The study – which was commissioned by the Greater London Authority and Transport for London – is believed to be the first by any city in the world to attempt to quantify how many people are being harmed by NO2. The gas is largely created by diesel cars, lorries and buses, and affects lung capacity and growth.
London, Birmingham, and Leeds are among the UK cities that have been in breach of EU safety limits on NO2 for five years, prompting legal action that led to a supreme court ruling in April that the government must publish an clean-up plan by the end of the year.
Previous research attributed 4,267 annual premature deaths to PM2.5s in 2008, based on 2006 levels of the particulates. Subsequent falls in those particulates and a change in methodology that excludes natural sources of the pollutant sees that figure fall to 3,537 for 2010 levels of PM2.5s in the new study.
However that fall is more than cancelled out by the addition of an estimated 5,879 deaths from NO2 each year, bringing the total early deaths from both pollutants in 2010 to 9,416.
The report found that a larger proportion of deaths caused by PM2.5 were from particulates that originated outside the city than within it. These small particulates can travel 500 miles and are especially dangerous because they are small enough to get into the blood stream.
However, it found that most of the deaths linked to NO2 were because of NO2 emissions from diesel vehicles and other sources within the capital.
Last year, a King’s researcher published figures showing Oxford Street had the worst NO2 levels in the world, largely because of its high concentration of diesel buses.

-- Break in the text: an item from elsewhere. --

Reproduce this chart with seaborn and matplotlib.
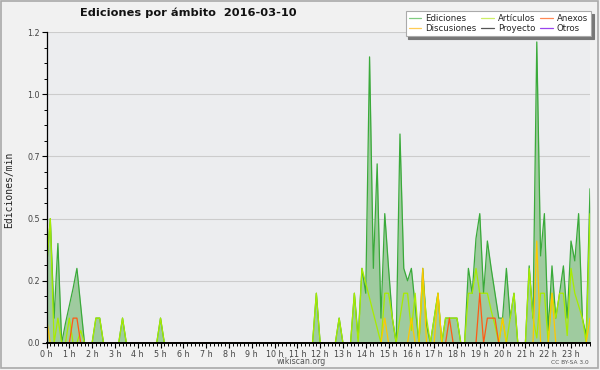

Does the London Chamber of Commerce and Industry, which supports the building of a polluting third runway, tell visitors about the potential damage to their health?
London is due to introduce an Ultra Low Emissions Zone (ULEZ) in 2020 that will see the most polluting HGVs and coaches charged £100 to enter. While the mayor’s office says this is a world first, it is essentially allowing those who can afford to pollute to carry on regardless.
It is also spitting in the ocean if our Prime Minister gives the go ahead for a massive Heathrow expansion project with more flights, which will generate yet more road traffic.